● **Set exercise**:
Drop the pictures, then extract the listing word for word.

● **Available records**:
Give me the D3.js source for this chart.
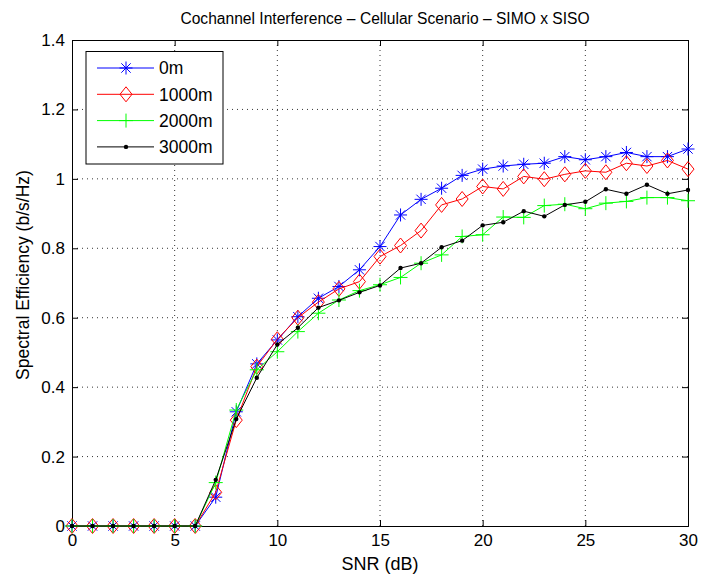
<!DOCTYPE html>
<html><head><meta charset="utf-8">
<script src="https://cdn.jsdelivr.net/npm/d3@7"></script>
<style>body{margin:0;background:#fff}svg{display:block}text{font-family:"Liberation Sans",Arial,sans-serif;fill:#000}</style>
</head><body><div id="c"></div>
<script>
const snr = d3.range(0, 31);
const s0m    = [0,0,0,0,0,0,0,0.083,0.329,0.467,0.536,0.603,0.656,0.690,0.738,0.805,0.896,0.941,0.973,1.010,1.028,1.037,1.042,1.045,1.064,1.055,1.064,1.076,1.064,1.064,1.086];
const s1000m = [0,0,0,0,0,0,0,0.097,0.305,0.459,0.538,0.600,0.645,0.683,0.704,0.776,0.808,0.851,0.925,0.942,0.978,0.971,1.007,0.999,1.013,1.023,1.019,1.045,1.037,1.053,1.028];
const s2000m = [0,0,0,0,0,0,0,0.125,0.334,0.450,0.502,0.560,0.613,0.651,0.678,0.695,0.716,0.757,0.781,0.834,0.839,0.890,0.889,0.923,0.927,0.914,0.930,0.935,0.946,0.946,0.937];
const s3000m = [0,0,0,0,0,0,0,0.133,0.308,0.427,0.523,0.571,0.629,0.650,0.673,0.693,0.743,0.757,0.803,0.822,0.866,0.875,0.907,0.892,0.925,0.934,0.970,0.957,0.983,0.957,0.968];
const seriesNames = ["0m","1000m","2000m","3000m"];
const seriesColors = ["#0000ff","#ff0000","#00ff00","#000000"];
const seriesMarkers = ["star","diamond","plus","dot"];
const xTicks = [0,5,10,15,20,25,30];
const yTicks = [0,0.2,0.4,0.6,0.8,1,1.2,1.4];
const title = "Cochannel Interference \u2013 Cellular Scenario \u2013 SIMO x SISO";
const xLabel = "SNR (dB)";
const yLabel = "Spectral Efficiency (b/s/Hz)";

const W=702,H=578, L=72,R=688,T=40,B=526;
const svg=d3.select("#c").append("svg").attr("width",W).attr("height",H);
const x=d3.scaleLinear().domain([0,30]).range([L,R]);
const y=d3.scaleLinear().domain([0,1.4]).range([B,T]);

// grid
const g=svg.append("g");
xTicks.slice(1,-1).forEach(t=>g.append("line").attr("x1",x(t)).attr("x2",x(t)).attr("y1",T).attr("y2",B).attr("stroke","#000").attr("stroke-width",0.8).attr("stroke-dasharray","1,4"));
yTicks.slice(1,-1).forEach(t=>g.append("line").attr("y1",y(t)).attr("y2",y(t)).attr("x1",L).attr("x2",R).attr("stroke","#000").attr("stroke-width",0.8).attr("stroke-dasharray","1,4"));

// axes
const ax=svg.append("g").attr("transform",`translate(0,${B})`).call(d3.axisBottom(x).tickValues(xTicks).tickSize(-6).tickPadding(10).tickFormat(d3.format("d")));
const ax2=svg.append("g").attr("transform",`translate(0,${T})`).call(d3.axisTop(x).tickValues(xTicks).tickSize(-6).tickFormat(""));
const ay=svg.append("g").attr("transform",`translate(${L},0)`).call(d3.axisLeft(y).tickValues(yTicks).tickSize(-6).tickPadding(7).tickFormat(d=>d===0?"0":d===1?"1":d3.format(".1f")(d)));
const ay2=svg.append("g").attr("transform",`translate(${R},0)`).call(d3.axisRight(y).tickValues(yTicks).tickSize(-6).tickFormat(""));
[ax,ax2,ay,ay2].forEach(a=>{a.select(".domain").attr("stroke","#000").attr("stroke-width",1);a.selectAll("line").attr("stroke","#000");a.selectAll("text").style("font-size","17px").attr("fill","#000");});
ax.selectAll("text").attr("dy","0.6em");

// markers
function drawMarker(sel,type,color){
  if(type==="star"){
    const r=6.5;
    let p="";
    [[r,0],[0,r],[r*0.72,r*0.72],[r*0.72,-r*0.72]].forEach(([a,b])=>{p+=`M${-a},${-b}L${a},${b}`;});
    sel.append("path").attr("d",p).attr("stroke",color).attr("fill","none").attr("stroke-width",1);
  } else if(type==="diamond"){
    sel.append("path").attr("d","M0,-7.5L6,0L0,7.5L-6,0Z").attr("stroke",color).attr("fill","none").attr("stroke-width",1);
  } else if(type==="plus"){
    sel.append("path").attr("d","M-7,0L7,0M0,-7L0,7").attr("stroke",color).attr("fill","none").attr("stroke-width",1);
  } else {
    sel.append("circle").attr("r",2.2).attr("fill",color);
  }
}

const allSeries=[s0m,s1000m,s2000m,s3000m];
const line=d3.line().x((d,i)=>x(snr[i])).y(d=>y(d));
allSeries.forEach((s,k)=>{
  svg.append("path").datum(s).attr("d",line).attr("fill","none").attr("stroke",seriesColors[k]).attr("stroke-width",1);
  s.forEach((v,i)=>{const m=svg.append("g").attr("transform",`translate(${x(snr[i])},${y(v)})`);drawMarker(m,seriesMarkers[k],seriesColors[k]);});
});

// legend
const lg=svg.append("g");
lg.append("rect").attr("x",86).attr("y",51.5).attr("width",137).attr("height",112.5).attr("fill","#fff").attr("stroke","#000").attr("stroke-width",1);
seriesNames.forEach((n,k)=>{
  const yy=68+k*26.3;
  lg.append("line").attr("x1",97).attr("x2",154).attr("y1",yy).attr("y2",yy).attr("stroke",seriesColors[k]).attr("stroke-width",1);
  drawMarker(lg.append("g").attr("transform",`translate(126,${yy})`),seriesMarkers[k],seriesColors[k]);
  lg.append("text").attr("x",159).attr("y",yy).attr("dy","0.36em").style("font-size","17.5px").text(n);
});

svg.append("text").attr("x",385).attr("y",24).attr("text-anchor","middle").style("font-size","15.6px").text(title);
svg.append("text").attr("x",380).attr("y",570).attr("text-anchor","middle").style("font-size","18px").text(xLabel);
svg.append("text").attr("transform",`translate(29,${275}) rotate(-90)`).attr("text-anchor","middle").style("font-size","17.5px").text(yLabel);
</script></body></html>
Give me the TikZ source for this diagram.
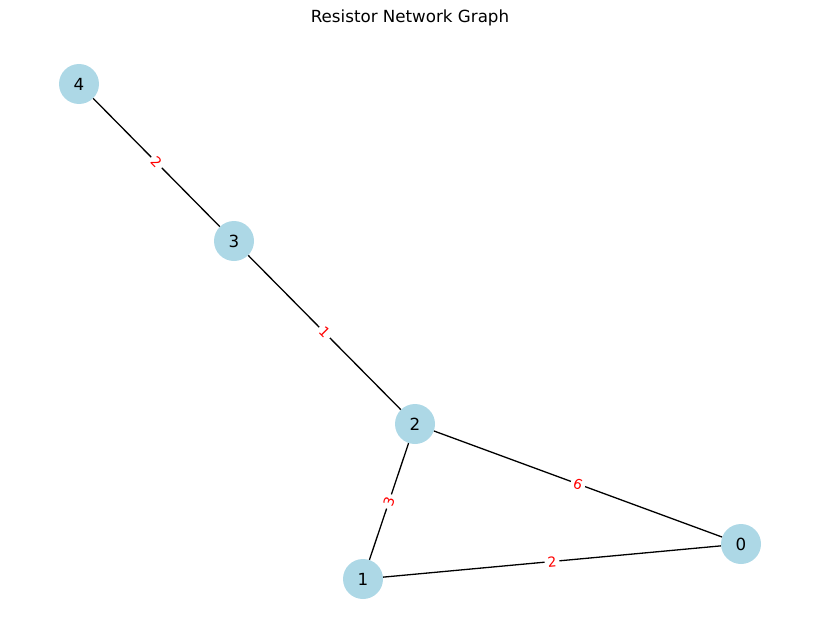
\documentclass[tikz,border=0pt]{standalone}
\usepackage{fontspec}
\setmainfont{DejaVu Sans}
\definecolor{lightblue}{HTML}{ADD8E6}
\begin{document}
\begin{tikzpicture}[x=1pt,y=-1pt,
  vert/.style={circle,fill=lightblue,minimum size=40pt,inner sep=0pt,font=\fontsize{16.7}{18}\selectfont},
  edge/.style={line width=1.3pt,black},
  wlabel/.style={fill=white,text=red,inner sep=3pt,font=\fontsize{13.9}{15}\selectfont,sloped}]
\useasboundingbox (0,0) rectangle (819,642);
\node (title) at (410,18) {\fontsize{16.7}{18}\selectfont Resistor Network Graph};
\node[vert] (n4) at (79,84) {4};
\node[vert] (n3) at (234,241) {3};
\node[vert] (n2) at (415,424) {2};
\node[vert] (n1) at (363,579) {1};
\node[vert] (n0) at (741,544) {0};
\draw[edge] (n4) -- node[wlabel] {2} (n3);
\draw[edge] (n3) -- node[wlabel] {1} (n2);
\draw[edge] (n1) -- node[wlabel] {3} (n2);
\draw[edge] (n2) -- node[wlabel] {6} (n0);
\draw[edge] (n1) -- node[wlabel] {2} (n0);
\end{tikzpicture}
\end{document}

● **Exercise answer**:
Give me the D3.js source for this chart.
<!DOCTYPE html>
<html><head><meta charset="utf-8">
<script src="https://cdn.jsdelivr.net/npm/d3@7"></script>
<style>body{margin:0;background:#fff}svg{display:block}text{font-family:"Liberation Sans",Arial,sans-serif;fill:#000}</style>
</head><body><div id="c"></div>
<script>
const snr = d3.range(0, 31);
const s0m    = [0,0,0,0,0,0,0,0.083,0.329,0.467,0.536,0.603,0.656,0.690,0.738,0.805,0.896,0.941,0.973,1.010,1.028,1.037,1.042,1.045,1.064,1.055,1.064,1.076,1.064,1.064,1.086];
const s1000m = [0,0,0,0,0,0,0,0.097,0.305,0.459,0.538,0.600,0.645,0.683,0.704,0.776,0.808,0.851,0.925,0.942,0.978,0.971,1.007,0.999,1.013,1.023,1.019,1.045,1.037,1.053,1.028];
const s2000m = [0,0,0,0,0,0,0,0.125,0.334,0.450,0.502,0.560,0.613,0.651,0.678,0.695,0.716,0.757,0.781,0.834,0.839,0.890,0.889,0.923,0.927,0.914,0.930,0.935,0.946,0.946,0.937];
const s3000m = [0,0,0,0,0,0,0,0.133,0.308,0.427,0.523,0.571,0.629,0.650,0.673,0.693,0.743,0.757,0.803,0.822,0.866,0.875,0.907,0.892,0.925,0.934,0.970,0.957,0.983,0.957,0.968];
const seriesNames = ["0m","1000m","2000m","3000m"];
const seriesColors = ["#0000ff","#ff0000","#00ff00","#000000"];
const seriesMarkers = ["star","diamond","plus","dot"];
const xTicks = [0,5,10,15,20,25,30];
const yTicks = [0,0.2,0.4,0.6,0.8,1,1.2,1.4];
const title = "Cochannel Interference \u2013 Cellular Scenario \u2013 SIMO x SISO";
const xLabel = "SNR (dB)";
const yLabel = "Spectral Efficiency (b/s/Hz)";

const W=702,H=578, L=72,R=688,T=40,B=526;
const svg=d3.select("#c").append("svg").attr("width",W).attr("height",H);
const x=d3.scaleLinear().domain([0,30]).range([L,R]);
const y=d3.scaleLinear().domain([0,1.4]).range([B,T]);

// grid
const g=svg.append("g");
xTicks.slice(1,-1).forEach(t=>g.append("line").attr("x1",x(t)).attr("x2",x(t)).attr("y1",T).attr("y2",B).attr("stroke","#000").attr("stroke-width",0.8).attr("stroke-dasharray","1,4"));
yTicks.slice(1,-1).forEach(t=>g.append("line").attr("y1",y(t)).attr("y2",y(t)).attr("x1",L).attr("x2",R).attr("stroke","#000").attr("stroke-width",0.8).attr("stroke-dasharray","1,4"));

// axes
const ax=svg.append("g").attr("transform",`translate(0,${B})`).call(d3.axisBottom(x).tickValues(xTicks).tickSize(-6).tickPadding(10).tickFormat(d3.format("d")));
const ax2=svg.append("g").attr("transform",`translate(0,${T})`).call(d3.axisTop(x).tickValues(xTicks).tickSize(-6).tickFormat(""));
const ay=svg.append("g").attr("transform",`translate(${L},0)`).call(d3.axisLeft(y).tickValues(yTicks).tickSize(-6).tickPadding(7).tickFormat(d=>d===0?"0":d===1?"1":d3.format(".1f")(d)));
const ay2=svg.append("g").attr("transform",`translate(${R},0)`).call(d3.axisRight(y).tickValues(yTicks).tickSize(-6).tickFormat(""));
[ax,ax2,ay,ay2].forEach(a=>{a.select(".domain").attr("stroke","#000").attr("stroke-width",1);a.selectAll("line").attr("stroke","#000");a.selectAll("text").style("font-size","17px").attr("fill","#000");});
ax.selectAll("text").attr("dy","0.6em");

// markers
function drawMarker(sel,type,color){
  if(type==="star"){
    const r=6.5;
    let p="";
    [[r,0],[0,r],[r*0.72,r*0.72],[r*0.72,-r*0.72]].forEach(([a,b])=>{p+=`M${-a},${-b}L${a},${b}`;});
    sel.append("path").attr("d",p).attr("stroke",color).attr("fill","none").attr("stroke-width",1);
  } else if(type==="diamond"){
    sel.append("path").attr("d","M0,-7.5L6,0L0,7.5L-6,0Z").attr("stroke",color).attr("fill","none").attr("stroke-width",1);
  } else if(type==="plus"){
    sel.append("path").attr("d","M-7,0L7,0M0,-7L0,7").attr("stroke",color).attr("fill","none").attr("stroke-width",1);
  } else {
    sel.append("circle").attr("r",2.2).attr("fill",color);
  }
}

const allSeries=[s0m,s1000m,s2000m,s3000m];
const line=d3.line().x((d,i)=>x(snr[i])).y(d=>y(d));
allSeries.forEach((s,k)=>{
  svg.append("path").datum(s).attr("d",line).attr("fill","none").attr("stroke",seriesColors[k]).attr("stroke-width",1);
  s.forEach((v,i)=>{const m=svg.append("g").attr("transform",`translate(${x(snr[i])},${y(v)})`);drawMarker(m,seriesMarkers[k],seriesColors[k]);});
});

// legend
const lg=svg.append("g");
lg.append("rect").attr("x",86).attr("y",51.5).attr("width",137).attr("height",112.5).attr("fill","#fff").attr("stroke","#000").attr("stroke-width",1);
seriesNames.forEach((n,k)=>{
  const yy=68+k*26.3;
  lg.append("line").attr("x1",97).attr("x2",154).attr("y1",yy).attr("y2",yy).attr("stroke",seriesColors[k]).attr("stroke-width",1);
  drawMarker(lg.append("g").attr("transform",`translate(126,${yy})`),seriesMarkers[k],seriesColors[k]);
  lg.append("text").attr("x",159).attr("y",yy).attr("dy","0.36em").style("font-size","17.5px").text(n);
});

svg.append("text").attr("x",385).attr("y",24).attr("text-anchor","middle").style("font-size","15.6px").text(title);
svg.append("text").attr("x",380).attr("y",570).attr("text-anchor","middle").style("font-size","18px").text(xLabel);
svg.append("text").attr("transform",`translate(29,${275}) rotate(-90)`).attr("text-anchor","middle").style("font-size","17.5px").text(yLabel);
</script></body></html>
Give me the TikZ source for this diagram.
\documentclass[tikz,border=0pt]{standalone}
\usepackage{fontspec}
\setmainfont{DejaVu Sans}
\definecolor{lightblue}{HTML}{ADD8E6}
\begin{document}
\begin{tikzpicture}[x=1pt,y=-1pt,
  vert/.style={circle,fill=lightblue,minimum size=40pt,inner sep=0pt,font=\fontsize{16.7}{18}\selectfont},
  edge/.style={line width=1.3pt,black},
  wlabel/.style={fill=white,text=red,inner sep=3pt,font=\fontsize{13.9}{15}\selectfont,sloped}]
\useasboundingbox (0,0) rectangle (819,642);
\node (title) at (410,18) {\fontsize{16.7}{18}\selectfont Resistor Network Graph};
\node[vert] (n4) at (79,84) {4};
\node[vert] (n3) at (234,241) {3};
\node[vert] (n2) at (415,424) {2};
\node[vert] (n1) at (363,579) {1};
\node[vert] (n0) at (741,544) {0};
\draw[edge] (n4) -- node[wlabel] {2} (n3);
\draw[edge] (n3) -- node[wlabel] {1} (n2);
\draw[edge] (n1) -- node[wlabel] {3} (n2);
\draw[edge] (n2) -- node[wlabel] {6} (n0);
\draw[edge] (n1) -- node[wlabel] {2} (n0);
\end{tikzpicture}
\end{document}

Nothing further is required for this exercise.